▸ REQUIREMENTS
Please write out the lines of the data exactly, beginning with the first and ending with the line containing "if (!ref.current) return;"; leave the pictures behind.

○ ○ ○ ○ ○ ○ ○

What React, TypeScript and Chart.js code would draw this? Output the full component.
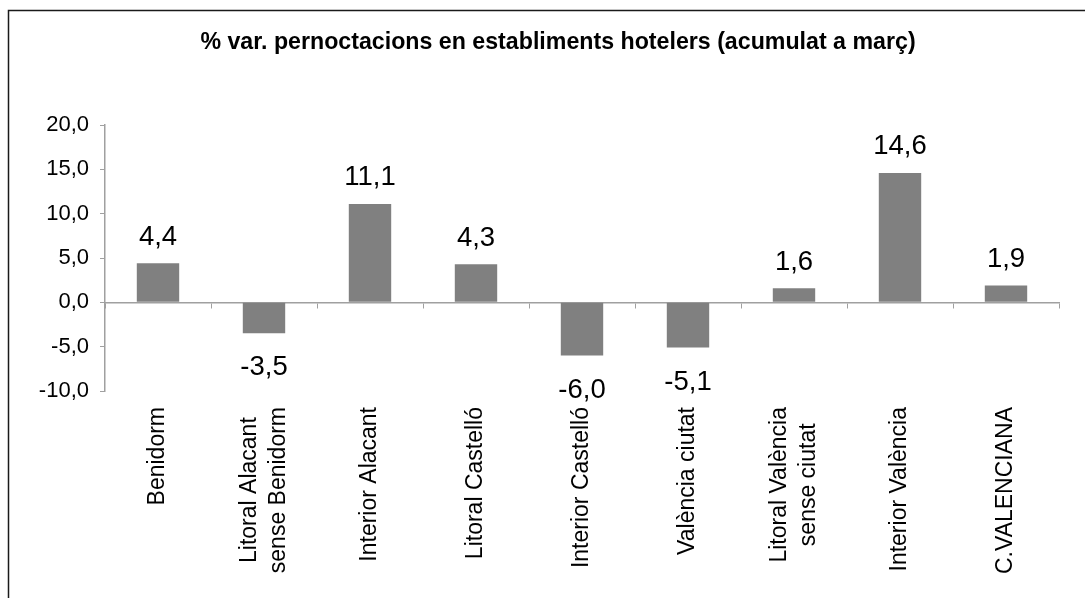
import { useEffect, useRef } from "react";
import { Chart, registerables } from "chart.js";

Chart.register(...registerables);

const categories: string[][] = [
  ["Benidorm"],
  ["Litoral Alacant", "sense Benidorm"],
  ["Interior Alacant"],
  ["Litoral Castelló"],
  ["Interior Castelló"],
  ["València ciutat"],
  ["Litoral València", "sense ciutat"],
  ["Interior València"],
  ["C.VALENCIANA"],
];
const values = [4.4, -3.5, 11.1, 4.3, -6.0, -5.1, 1.6, 14.6, 1.9];
const yMin = -10;
const yMax = 20;
const yStep = 5;
const title = "% var. pernoctacions en establiments hotelers (acumulat a març)";

const FONT = '"Liberation Sans", Arial, Helvetica, sans-serif';
const fmt = (v: number) => v.toFixed(1).replace(".", ",");

export default function App() {
  const ref = useRef<HTMLCanvasElement | null>(null);

  useEffect(() => {
    if (!ref.current) return;

    const framePlugin = {
      id: "frame",
      beforeDraw(chart: any) {
        const ctx = chart.ctx;
        ctx.save();
        ctx.fillStyle = "#ffffff";
        ctx.fillRect(0, 0, chart.width, chart.height);
        ctx.strokeStyle = "#1a1a1a";
        ctx.lineWidth = 1.5;
        ctx.beginPath();
        ctx.moveTo(8.5, chart.height + 5);
        ctx.lineTo(8.5, 10.5);
        ctx.lineTo(chart.width + 5, 10.5);
        ctx.stroke();
        // title
        ctx.fillStyle = "#000";
        ctx.font = `bold 23.2px ${FONT}`;
        ctx.textAlign = "center";
        ctx.textBaseline = "alphabetic";
        ctx.fillText(title, 558, 49);
        ctx.restore();
      },
    };

    const labelsPlugin = {
      id: "labels",
      afterDatasetsDraw(chart: any) {
        const ctx = chart.ctx;
        const meta = chart.getDatasetMeta(0);
        ctx.save();
        ctx.fillStyle = "#000";
        ctx.font = `27.5px ${FONT}`;
        ctx.textAlign = "center";
        ctx.textBaseline = "alphabetic";
        meta.data.forEach((bar: any, i: number) => {
          const v = values[i];
          const p = bar.getProps(["x", "y", "base"], true);
          if (v >= 0) {
            ctx.fillText(fmt(v), p.x, p.y - 18.5);
          } else {
            ctx.fillText(fmt(v), p.x, p.y + 42);
          }
        });
        ctx.restore();
      },
      afterDraw(chart: any) {
        const ctx = chart.ctx;
        const xs = chart.scales.x;
        const top = chart.chartArea.bottom + 16;
        const lh = 28.5;
        ctx.save();
        ctx.fillStyle = "#000";
        ctx.font = `23px ${FONT}`;
        ctx.textAlign = "center";
        ctx.textBaseline = "middle";
        categories.forEach((lines, i) => {
          const cx = xs.getPixelForValue(i);
          const maxW = Math.max(...lines.map((l) => ctx.measureText(l).width));
          const cy = top + maxW / 2;
          lines.forEach((line, j) => {
            const lx = cx + (j - (lines.length - 1) / 2) * lh;
            ctx.save();
            ctx.translate(lx, cy);
            ctx.rotate(-Math.PI / 2);
            ctx.fillText(line, 0, 0);
            ctx.restore();
          });
        });
        ctx.restore();
      },
    };

    const chart = new Chart(ref.current, {
      type: "bar",
      data: {
        labels: categories.map((c) => c.join(" ")),
        datasets: [
          {
            data: values,
            backgroundColor: "#808080",
            borderWidth: 0,
            barPercentage: 0.4,
            categoryPercentage: 1.0,
          },
        ],
      },
      options: {
        responsive: false,
        animation: false,
        layout: { padding: { left: 0, right: 26, top: 125, bottom: 207 } },
        plugins: {
          legend: { display: false },
          title: { display: false },
          tooltip: { enabled: false },
        },
        scales: {
          x: {
            position: { y: 0 } as any,
            offset: true,
            ticks: { display: false },
            grid: {
              display: true,
              offset: true,
              drawOnChartArea: false,
              drawTicks: true,
              tickLength: 5,
              color: "#a0a0a0",
              lineWidth: 1,
            },
            border: { display: true, color: "#a0a0a0", width: 1.5 },
          },
          y: {
            min: yMin,
            max: yMax,
            afterFit: (s: any) => {
              s.width = 105;
            },
            ticks: {
              stepSize: yStep,
              color: "#000",
              padding: 11,
              font: { family: FONT, size: 22 },
              callback: (v: any) => fmt(Number(v)),
            },
            grid: {
              display: true,
              drawOnChartArea: false,
              drawTicks: true,
              tickLength: 5,
              color: "#a0a0a0",
            },
            border: { display: true, color: "#a0a0a0", width: 1.5 },
          },
        },
      },
      plugins: [framePlugin, labelsPlugin],
    });

    return () => chart.destroy();
  }, []);

  return (
    <div style={{ position: "fixed", left: 0, top: 0, width: 1085, height: 598, background: "#fff" }}>
      <canvas ref={ref} width={1085} height={598} style={{ display: "block" }} />
    </div>
  );
}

○ ○ ○ ○ ○ ○ ○

▸ COMPLETE ANSWER
What React, TypeScript and Chart.js code would draw this? Output the full component.
import { useEffect, useRef } from "react";
import { Chart, registerables } from "chart.js";

Chart.register(...registerables);

const categories: string[][] = [
  ["Benidorm"],
  ["Litoral Alacant", "sense Benidorm"],
  ["Interior Alacant"],
  ["Litoral Castelló"],
  ["Interior Castelló"],
  ["València ciutat"],
  ["Litoral València", "sense ciutat"],
  ["Interior València"],
  ["C.VALENCIANA"],
];
const values = [4.4, -3.5, 11.1, 4.3, -6.0, -5.1, 1.6, 14.6, 1.9];
const yMin = -10;
const yMax = 20;
const yStep = 5;
const title = "% var. pernoctacions en establiments hotelers (acumulat a març)";

const FONT = '"Liberation Sans", Arial, Helvetica, sans-serif';
const fmt = (v: number) => v.toFixed(1).replace(".", ",");

export default function App() {
  const ref = useRef<HTMLCanvasElement | null>(null);

  useEffect(() => {
    if (!ref.current) return;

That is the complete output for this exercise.